In ALWAYS trigger mode I see the time between scans depends upon how often the TSS_Task() is called: if it is called every 5ms, I see one scan every 10ms; if it is called continuously, I see one scan every 680us (on my board I have a keypad with 6 touch keys).
I am still confused about the AUTO trigger mode and the number of scans (maybe Number of scans = (NSCN + 1)*(2^PS) is the correct formula?)
I set 50ms as AUTO trigger period, as you suggested. But with TSS_Library Component I can only set the low and high limits for PS used in the autocalibration process executed at the application startup. So, the autocalibration process finds and set the best values for EXTCHRG and PS registers for a given bit resolution value of the TSI counter for each enabled electrode, but at that time the trigger period (50ms) and NSCN (8) are already set by the TSS initialization process.
Calling TSS_Task() every 5ms with those settings, I get the "Small Trigger Period" fault output by the TSS Library.
But I found I get no error if I call TSS_Task() continuously !!!
From the TSS API Reference Manual I see the Response Time Register, that sets the number of TSS_Task() calls required for an electrode status change detection.
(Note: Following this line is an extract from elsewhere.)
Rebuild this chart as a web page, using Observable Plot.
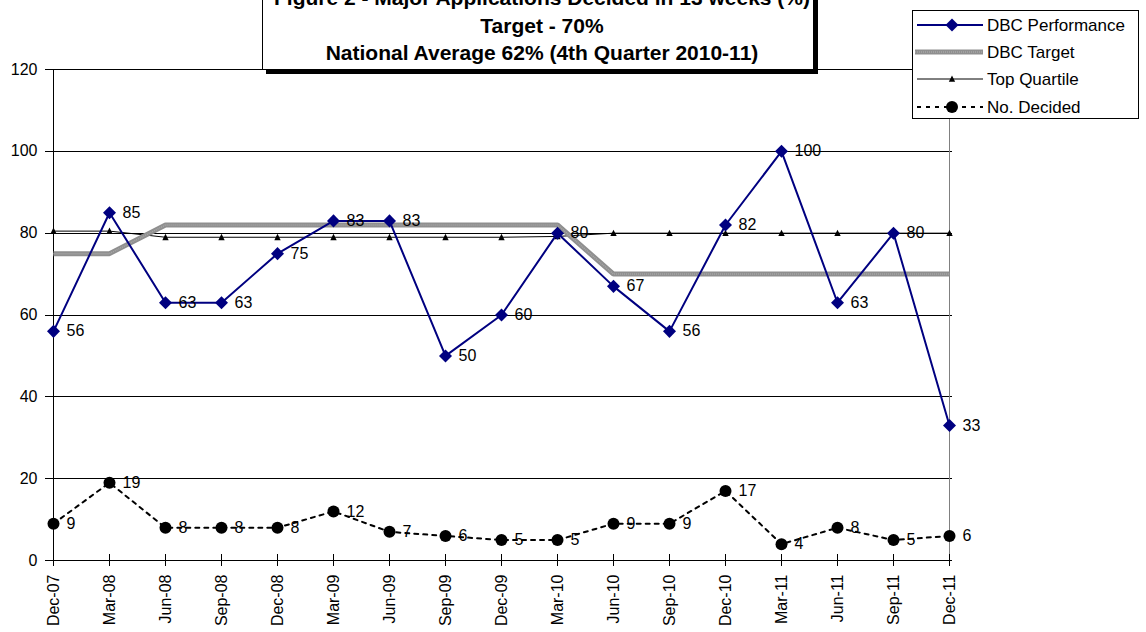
<!DOCTYPE html>
<html><head><meta charset="utf-8">
<script src="https://cdn.jsdelivr.net/npm/d3@7"></script>
<script src="https://cdn.jsdelivr.net/npm/@observablehq/plot@0.6"></script>
<style>
body{margin:0;background:#fff;font-family:Arial,"Liberation Sans",sans-serif;}
#wrap{position:relative;width:1146px;height:632px;overflow:hidden;background:#fff;}
#chart{position:absolute;left:0;top:0;}
#title{position:absolute;left:262px;top:-17px;width:542px;padding:0 0 2px 8px;border:1px solid #000;background:#fff;
  box-shadow:4px 4px 0 #000;text-align:center;font-weight:bold;font-size:21px;line-height:27.7px;color:#000;}
#legend{position:absolute;left:912px;top:10px;}
</style></head><body>
<div id="wrap"><div id="chart"></div><div id="title"></div><div id="legend"></div></div>
<script>
const titleLines = ["Figure 2 - Major Applications Decided in 13 weeks (%)", "Target - 70%", "National Average 62% (4th Quarter 2010-11)"];
const quarters = ["Dec-07","Mar-08","Jun-08","Sep-08","Dec-08","Mar-09","Jun-09","Sep-09","Dec-09","Mar-10","Jun-10","Sep-10","Dec-10","Mar-11","Jun-11","Sep-11","Dec-11"];
const performance = [56,85,63,63,75,83,83,50,60,80,67,56,82,100,63,80,33];
const target = [75,75,82,82,82,82,82,82,82,82,70,70,70,70,70,70,70];
const topQuartile = [80.5,80.5,79,79,79,79,79,79,79,79.2,80,80,80,80,80,80,80];
const decided = [9,19,8,8,8,12,7,6,5,5,9,9,17,4,8,5,6];
const yTicks = [0,20,40,60,80,100,120];
const seriesNames = ["DBC Performance","DBC Target","Top Quartile","No. Decided"];

const rows = quarters.map((q,i)=>({q, perf: performance[i], target: target[i], top: topQuartile[i], dec: decided[i]}));

const diamondSq = {draw(ctx, size){ const h = Math.sqrt(size/2); ctx.moveTo(0,-h); ctx.lineTo(h,0); ctx.lineTo(0,h); ctx.lineTo(-h,0); ctx.closePath(); }};
const triSym = {draw(ctx, size){ const s = Math.sqrt(size); ctx.moveTo(0,-s*0.55); ctx.lineTo(s*0.5,s*0.45); ctx.lineTo(-s*0.5,s*0.45); ctx.closePath(); }};

const NAVY = "#000080";
const font = 'Arial, "Liberation Sans", sans-serif';
const crisp = {shapeRendering: "crispEdges"};

const plot = Plot.plot({
  width: 1146, height: 632,
  marginLeft: 50, marginRight: 194, marginTop: 69, marginBottom: 72,
  style: {fontFamily: font, fontSize: "16px", color: "#000", background: "transparent"},
  x: {type: "point", domain: quarters, padding: 0},
  y: {domain: [0,120]},
  marks: [
    Plot.ruleY(yTicks.filter(d=>d>0), {stroke: "#000", strokeWidth: 1, ...crisp}),
    Plot.ruleX([quarters[quarters.length-1]], {stroke: "#808080", ...crisp}),
    Plot.ruleX([quarters[0]], {stroke: "#000", ...crisp}),
    Plot.ruleY([0], {stroke: "#000", ...crisp}),
    Plot.axisY({ticks: yTicks, tickSize: 5, tickPadding: 8, fontSize: 16, label: null, ...crisp}),
    Plot.axisX({tickSize: 12, dy: -6, tickFormat: () => "", label: null, ...crisp}),
    Plot.axisX({tickSize: 0, tickPadding: 14, tickRotate: -90, fontSize: 16, label: null}),
    Plot.line(rows, {x: "q", y: "top", stroke: "#000", strokeWidth: 1}),
    Plot.dot(rows, {x: "q", y: "top", symbol: triSym, r: 3.6, fill: "#000"}),
    Plot.line(rows, {x: "q", y: "target", stroke: "#8f8f8f", strokeWidth: 5, strokeLinejoin: "miter", strokeLinecap: "butt"}),
    Plot.line(rows, {x: "q", y: "target", stroke: "#a8a8a8", strokeWidth: 1.5, strokeDasharray: "1,1", strokeLinecap: "butt"}),
    Plot.line(rows, {x: "q", y: "perf", stroke: NAVY, strokeWidth: 2}),
    Plot.dot(rows, {x: "q", y: "perf", symbol: diamondSq, r: 5.2, fill: NAVY}),
    Plot.line(rows, {x: "q", y: "dec", stroke: "#000", strokeWidth: 2, strokeDasharray: "4,5"}),
    Plot.dot(rows, {x: "q", y: "dec", r: 6, fill: "#000"}),
    Plot.text(rows, {x: "q", y: "perf", text: d => String(d.perf), dx: 13, textAnchor: "start", fontSize: 16, fill: "#000"}),
    Plot.text(rows, {x: "q", y: "dec", text: d => String(d.dec), dx: 13, textAnchor: "start", fontSize: 16, fill: "#000"})
  ]
});
document.getElementById("chart").appendChild(plot);

// Title
const t = document.getElementById("title");
titleLines.forEach(s => { const d = document.createElement("div"); d.textContent = s; t.appendChild(d); });

// Legend
const lw = 226, lh = 108;
const lg = d3.select("#legend").append("svg").attr("width", lw+1).attr("height", lh+1)
  .style("font-family", font).style("font-size", "17px");
lg.append("rect").attr("x",0.5).attr("y",0.5).attr("width",lw).attr("height",lh).attr("fill","#fff").attr("stroke","#000");
const ys = [15, 42, 69, 97];
const x0 = 5, x1 = 71, xm = 40, xt = 75;
lg.append("line").attr("x1",x0).attr("x2",x1).attr("y1",ys[0]).attr("y2",ys[0]).attr("stroke",NAVY).attr("stroke-width",2);
lg.append("path").attr("d", d3.symbol(diamondSq, 84)()).attr("transform",`translate(${xm},${ys[0]})`).attr("fill",NAVY);
lg.append("line").attr("x1",x0-2).attr("x2",x1).attr("y1",ys[1]).attr("y2",ys[1]).attr("stroke","#8f8f8f").attr("stroke-width",5);
lg.append("line").attr("x1",x0-2).attr("x2",x1).attr("y1",ys[1]).attr("y2",ys[1]).attr("stroke","#a8a8a8").attr("stroke-width",1.5).attr("stroke-dasharray","1,1");
lg.append("line").attr("x1",x0).attr("x2",x1).attr("y1",ys[2]).attr("y2",ys[2]).attr("stroke","#000").attr("stroke-width",1);
lg.append("path").attr("d", d3.symbol(triSym, 40)()).attr("transform",`translate(${xm},${ys[2]})`).attr("fill","#000");
lg.append("line").attr("x1",x0).attr("x2",x1).attr("y1",ys[3]).attr("y2",ys[3]).attr("stroke","#000").attr("stroke-width",2).attr("stroke-dasharray","4,5");
lg.append("circle").attr("cx",xm).attr("cy",ys[3]).attr("r",6).attr("fill","#000");
seriesNames.forEach((n,i) => lg.append("text").attr("x",xt).attr("y",ys[i]).attr("dy","0.35em").attr("fill","#000").text(n));
</script>
</body></html>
I left that register to the default value 4.
So, I still don't understand how to calculate the maximum time interval for calling TSS_Task() from a prefixed values for AUTO trigger period, NSCN and Response time to get no errors.
I need this time interval value, because I am developing a MQX-based application and TSS_Task() is called by one of my tasks: I cannot call TSS_Task() continuously.